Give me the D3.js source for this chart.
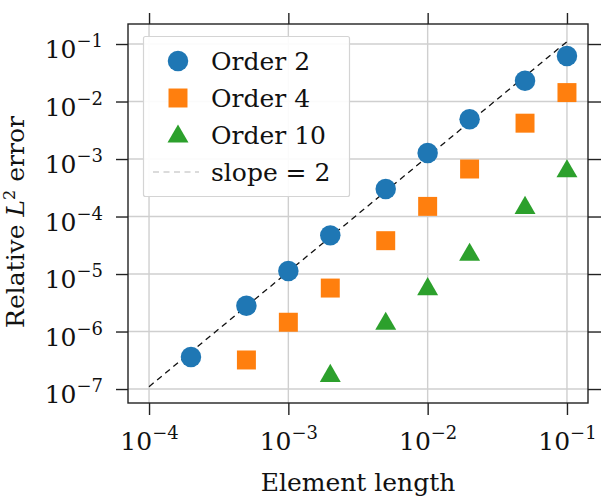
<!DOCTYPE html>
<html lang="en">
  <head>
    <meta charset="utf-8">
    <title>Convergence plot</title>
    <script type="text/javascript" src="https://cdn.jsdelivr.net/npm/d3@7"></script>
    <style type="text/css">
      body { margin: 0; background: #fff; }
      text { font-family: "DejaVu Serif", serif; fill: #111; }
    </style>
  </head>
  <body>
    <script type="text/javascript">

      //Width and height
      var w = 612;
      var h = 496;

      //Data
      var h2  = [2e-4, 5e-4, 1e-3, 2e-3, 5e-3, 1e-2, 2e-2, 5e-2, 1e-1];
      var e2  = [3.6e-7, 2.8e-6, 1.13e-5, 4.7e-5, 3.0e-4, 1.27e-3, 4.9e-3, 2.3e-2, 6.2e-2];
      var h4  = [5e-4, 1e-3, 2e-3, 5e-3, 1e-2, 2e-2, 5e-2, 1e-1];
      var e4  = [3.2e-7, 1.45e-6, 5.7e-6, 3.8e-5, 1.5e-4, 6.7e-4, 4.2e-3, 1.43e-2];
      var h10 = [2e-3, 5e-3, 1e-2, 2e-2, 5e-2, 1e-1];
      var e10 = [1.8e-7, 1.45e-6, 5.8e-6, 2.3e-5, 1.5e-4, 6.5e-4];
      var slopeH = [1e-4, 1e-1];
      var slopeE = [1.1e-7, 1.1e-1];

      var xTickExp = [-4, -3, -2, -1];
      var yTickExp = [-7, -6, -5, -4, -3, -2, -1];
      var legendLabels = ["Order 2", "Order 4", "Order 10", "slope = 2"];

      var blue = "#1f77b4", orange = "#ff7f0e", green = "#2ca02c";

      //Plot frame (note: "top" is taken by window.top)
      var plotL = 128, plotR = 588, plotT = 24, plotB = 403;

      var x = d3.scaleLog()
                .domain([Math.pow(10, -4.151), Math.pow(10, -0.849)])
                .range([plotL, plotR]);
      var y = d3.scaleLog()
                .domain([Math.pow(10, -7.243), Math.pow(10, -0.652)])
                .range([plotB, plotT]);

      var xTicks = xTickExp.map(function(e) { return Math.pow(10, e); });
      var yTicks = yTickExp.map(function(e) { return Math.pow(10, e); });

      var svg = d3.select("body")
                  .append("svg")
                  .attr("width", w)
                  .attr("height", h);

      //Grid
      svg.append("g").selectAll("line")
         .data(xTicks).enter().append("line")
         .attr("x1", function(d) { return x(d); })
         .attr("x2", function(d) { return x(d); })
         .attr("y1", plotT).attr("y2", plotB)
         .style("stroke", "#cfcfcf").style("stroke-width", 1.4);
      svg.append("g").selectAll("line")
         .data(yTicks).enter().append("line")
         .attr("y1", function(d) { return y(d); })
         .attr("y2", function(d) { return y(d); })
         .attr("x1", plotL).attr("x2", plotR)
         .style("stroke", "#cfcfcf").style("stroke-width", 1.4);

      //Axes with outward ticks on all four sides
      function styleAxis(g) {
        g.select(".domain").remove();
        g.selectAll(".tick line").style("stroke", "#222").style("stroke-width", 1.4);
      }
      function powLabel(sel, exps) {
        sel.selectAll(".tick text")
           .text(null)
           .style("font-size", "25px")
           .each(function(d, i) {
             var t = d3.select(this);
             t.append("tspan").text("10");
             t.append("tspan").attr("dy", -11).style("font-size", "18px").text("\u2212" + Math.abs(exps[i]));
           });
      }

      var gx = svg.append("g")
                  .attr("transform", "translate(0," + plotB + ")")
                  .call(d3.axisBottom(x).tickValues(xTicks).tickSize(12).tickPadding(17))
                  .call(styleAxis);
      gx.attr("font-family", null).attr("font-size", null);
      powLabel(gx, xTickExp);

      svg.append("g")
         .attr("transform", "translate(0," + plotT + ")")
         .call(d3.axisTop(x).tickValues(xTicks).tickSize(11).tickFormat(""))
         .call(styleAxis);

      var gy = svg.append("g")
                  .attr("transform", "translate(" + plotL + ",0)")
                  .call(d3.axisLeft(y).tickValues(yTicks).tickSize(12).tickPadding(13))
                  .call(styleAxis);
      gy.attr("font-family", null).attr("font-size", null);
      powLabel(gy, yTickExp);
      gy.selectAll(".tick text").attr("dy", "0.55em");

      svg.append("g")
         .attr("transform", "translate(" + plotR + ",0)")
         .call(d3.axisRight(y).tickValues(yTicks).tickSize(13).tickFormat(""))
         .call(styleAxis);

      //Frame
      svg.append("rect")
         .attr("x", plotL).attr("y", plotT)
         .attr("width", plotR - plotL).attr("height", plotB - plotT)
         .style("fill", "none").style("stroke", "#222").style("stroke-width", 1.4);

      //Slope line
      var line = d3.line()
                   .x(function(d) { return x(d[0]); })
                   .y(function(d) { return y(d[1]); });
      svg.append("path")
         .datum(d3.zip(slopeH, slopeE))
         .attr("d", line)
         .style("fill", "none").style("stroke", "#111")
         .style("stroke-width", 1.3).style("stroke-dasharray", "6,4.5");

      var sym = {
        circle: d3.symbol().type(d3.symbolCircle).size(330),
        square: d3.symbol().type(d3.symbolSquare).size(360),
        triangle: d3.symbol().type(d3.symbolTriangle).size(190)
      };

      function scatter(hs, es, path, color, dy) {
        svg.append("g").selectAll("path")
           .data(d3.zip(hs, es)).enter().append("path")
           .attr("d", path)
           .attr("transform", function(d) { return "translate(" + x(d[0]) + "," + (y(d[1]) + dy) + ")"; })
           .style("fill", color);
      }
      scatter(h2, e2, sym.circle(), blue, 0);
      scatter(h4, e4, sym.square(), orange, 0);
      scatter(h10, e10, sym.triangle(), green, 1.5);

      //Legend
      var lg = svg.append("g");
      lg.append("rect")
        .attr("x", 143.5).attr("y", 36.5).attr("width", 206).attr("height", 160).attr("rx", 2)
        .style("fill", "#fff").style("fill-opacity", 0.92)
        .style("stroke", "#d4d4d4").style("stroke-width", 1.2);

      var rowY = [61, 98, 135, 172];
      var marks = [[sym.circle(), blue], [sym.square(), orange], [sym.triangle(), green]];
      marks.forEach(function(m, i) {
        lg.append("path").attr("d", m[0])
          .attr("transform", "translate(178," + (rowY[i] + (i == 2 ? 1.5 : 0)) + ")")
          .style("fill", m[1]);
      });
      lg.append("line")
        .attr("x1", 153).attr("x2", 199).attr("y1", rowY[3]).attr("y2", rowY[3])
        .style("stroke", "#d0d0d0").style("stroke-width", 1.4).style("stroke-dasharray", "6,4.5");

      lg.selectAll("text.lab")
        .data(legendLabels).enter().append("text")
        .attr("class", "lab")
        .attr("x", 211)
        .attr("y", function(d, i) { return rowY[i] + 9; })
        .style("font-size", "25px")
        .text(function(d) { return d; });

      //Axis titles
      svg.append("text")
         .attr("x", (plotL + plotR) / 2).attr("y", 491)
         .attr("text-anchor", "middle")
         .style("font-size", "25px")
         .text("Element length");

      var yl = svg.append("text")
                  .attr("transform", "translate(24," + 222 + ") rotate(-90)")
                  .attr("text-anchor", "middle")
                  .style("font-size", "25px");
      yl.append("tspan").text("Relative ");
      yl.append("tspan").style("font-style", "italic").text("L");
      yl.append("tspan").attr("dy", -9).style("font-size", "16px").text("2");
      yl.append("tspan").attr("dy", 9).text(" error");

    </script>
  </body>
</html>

--------------------

Every line above should be returned exactly; the pictures stay out.

Give me the D3.js source for this chart.
<!DOCTYPE html>
<html lang="en">
  <head>
    <meta charset="utf-8">
    <title>Convergence plot</title>
    <script type="text/javascript" src="https://cdn.jsdelivr.net/npm/d3@7"></script>
    <style type="text/css">
      body { margin: 0; background: #fff; }
      text { font-family: "DejaVu Serif", serif; fill: #111; }
    </style>
  </head>
  <body>
    <script type="text/javascript">

      //Width and height
      var w = 612;
      var h = 496;

      //Data
      var h2  = [2e-4, 5e-4, 1e-3, 2e-3, 5e-3, 1e-2, 2e-2, 5e-2, 1e-1];
      var e2  = [3.6e-7, 2.8e-6, 1.13e-5, 4.7e-5, 3.0e-4, 1.27e-3, 4.9e-3, 2.3e-2, 6.2e-2];
      var h4  = [5e-4, 1e-3, 2e-3, 5e-3, 1e-2, 2e-2, 5e-2, 1e-1];
      var e4  = [3.2e-7, 1.45e-6, 5.7e-6, 3.8e-5, 1.5e-4, 6.7e-4, 4.2e-3, 1.43e-2];
      var h10 = [2e-3, 5e-3, 1e-2, 2e-2, 5e-2, 1e-1];
      var e10 = [1.8e-7, 1.45e-6, 5.8e-6, 2.3e-5, 1.5e-4, 6.5e-4];
      var slopeH = [1e-4, 1e-1];
      var slopeE = [1.1e-7, 1.1e-1];

      var xTickExp = [-4, -3, -2, -1];
      var yTickExp = [-7, -6, -5, -4, -3, -2, -1];
      var legendLabels = ["Order 2", "Order 4", "Order 10", "slope = 2"];

      var blue = "#1f77b4", orange = "#ff7f0e", green = "#2ca02c";

      //Plot frame (note: "top" is taken by window.top)
      var plotL = 128, plotR = 588, plotT = 24, plotB = 403;

      var x = d3.scaleLog()
                .domain([Math.pow(10, -4.151), Math.pow(10, -0.849)])
                .range([plotL, plotR]);
      var y = d3.scaleLog()
                .domain([Math.pow(10, -7.243), Math.pow(10, -0.652)])
                .range([plotB, plotT]);

      var xTicks = xTickExp.map(function(e) { return Math.pow(10, e); });
      var yTicks = yTickExp.map(function(e) { return Math.pow(10, e); });

      var svg = d3.select("body")
                  .append("svg")
                  .attr("width", w)
                  .attr("height", h);

      //Grid
      svg.append("g").selectAll("line")
         .data(xTicks).enter().append("line")
         .attr("x1", function(d) { return x(d); })
         .attr("x2", function(d) { return x(d); })
         .attr("y1", plotT).attr("y2", plotB)
         .style("stroke", "#cfcfcf").style("stroke-width", 1.4);
      svg.append("g").selectAll("line")
         .data(yTicks).enter().append("line")
         .attr("y1", function(d) { return y(d); })
         .attr("y2", function(d) { return y(d); })
         .attr("x1", plotL).attr("x2", plotR)
         .style("stroke", "#cfcfcf").style("stroke-width", 1.4);

      //Axes with outward ticks on all four sides
      function styleAxis(g) {
        g.select(".domain").remove();
        g.selectAll(".tick line").style("stroke", "#222").style("stroke-width", 1.4);
      }
      function powLabel(sel, exps) {
        sel.selectAll(".tick text")
           .text(null)
           .style("font-size", "25px")
           .each(function(d, i) {
             var t = d3.select(this);
             t.append("tspan").text("10");
             t.append("tspan").attr("dy", -11).style("font-size", "18px").text("\u2212" + Math.abs(exps[i]));
           });
      }

      var gx = svg.append("g")
                  .attr("transform", "translate(0," + plotB + ")")
                  .call(d3.axisBottom(x).tickValues(xTicks).tickSize(12).tickPadding(17))
                  .call(styleAxis);
      gx.attr("font-family", null).attr("font-size", null);
      powLabel(gx, xTickExp);

      svg.append("g")
         .attr("transform", "translate(0," + plotT + ")")
         .call(d3.axisTop(x).tickValues(xTicks).tickSize(11).tickFormat(""))
         .call(styleAxis);

      var gy = svg.append("g")
                  .attr("transform", "translate(" + plotL + ",0)")
                  .call(d3.axisLeft(y).tickValues(yTicks).tickSize(12).tickPadding(13))
                  .call(styleAxis);
      gy.attr("font-family", null).attr("font-size", null);
      powLabel(gy, yTickExp);
      gy.selectAll(".tick text").attr("dy", "0.55em");

      svg.append("g")
         .attr("transform", "translate(" + plotR + ",0)")
         .call(d3.axisRight(y).tickValues(yTicks).tickSize(13).tickFormat(""))
         .call(styleAxis);

      //Frame
      svg.append("rect")
         .attr("x", plotL).attr("y", plotT)
         .attr("width", plotR - plotL).attr("height", plotB - plotT)
         .style("fill", "none").style("stroke", "#222").style("stroke-width", 1.4);

      //Slope line
      var line = d3.line()
                   .x(function(d) { return x(d[0]); })
                   .y(function(d) { return y(d[1]); });
      svg.append("path")
         .datum(d3.zip(slopeH, slopeE))
         .attr("d", line)
         .style("fill", "none").style("stroke", "#111")
         .style("stroke-width", 1.3).style("stroke-dasharray", "6,4.5");

      var sym = {
        circle: d3.symbol().type(d3.symbolCircle).size(330),
        square: d3.symbol().type(d3.symbolSquare).size(360),
        triangle: d3.symbol().type(d3.symbolTriangle).size(190)
      };

      function scatter(hs, es, path, color, dy) {
        svg.append("g").selectAll("path")
           .data(d3.zip(hs, es)).enter().append("path")
           .attr("d", path)
           .attr("transform", function(d) { return "translate(" + x(d[0]) + "," + (y(d[1]) + dy) + ")"; })
           .style("fill", color);
      }
      scatter(h2, e2, sym.circle(), blue, 0);
      scatter(h4, e4, sym.square(), orange, 0);
      scatter(h10, e10, sym.triangle(), green, 1.5);

      //Legend
      var lg = svg.append("g");
      lg.append("rect")
        .attr("x", 143.5).attr("y", 36.5).attr("width", 206).attr("height", 160).attr("rx", 2)
        .style("fill", "#fff").style("fill-opacity", 0.92)
        .style("stroke", "#d4d4d4").style("stroke-width", 1.2);

      var rowY = [61, 98, 135, 172];
      var marks = [[sym.circle(), blue], [sym.square(), orange], [sym.triangle(), green]];
      marks.forEach(function(m, i) {
        lg.append("path").attr("d", m[0])
          .attr("transform", "translate(178," + (rowY[i] + (i == 2 ? 1.5 : 0)) + ")")
          .style("fill", m[1]);
      });
      lg.append("line")
        .attr("x1", 153).attr("x2", 199).attr("y1", rowY[3]).attr("y2", rowY[3])
        .style("stroke", "#d0d0d0").style("stroke-width", 1.4).style("stroke-dasharray", "6,4.5");

      lg.selectAll("text.lab")
        .data(legendLabels).enter().append("text")
        .attr("class", "lab")
        .attr("x", 211)
        .attr("y", function(d, i) { return rowY[i] + 9; })
        .style("font-size", "25px")
        .text(function(d) { return d; });

      //Axis titles
      svg.append("text")
         .attr("x", (plotL + plotR) / 2).attr("y", 491)
         .attr("text-anchor", "middle")
         .style("font-size", "25px")
         .text("Element length");

      var yl = svg.append("text")
                  .attr("transform", "translate(24," + 222 + ") rotate(-90)")
                  .attr("text-anchor", "middle")
                  .style("font-size", "25px");
      yl.append("tspan").text("Relative ");
      yl.append("tspan").style("font-style", "italic").text("L");
      yl.append("tspan").attr("dy", -9).style("font-size", "16px").text("2");
      yl.append("tspan").attr("dy", 9).text(" error");

    </script>
  </body>
</html>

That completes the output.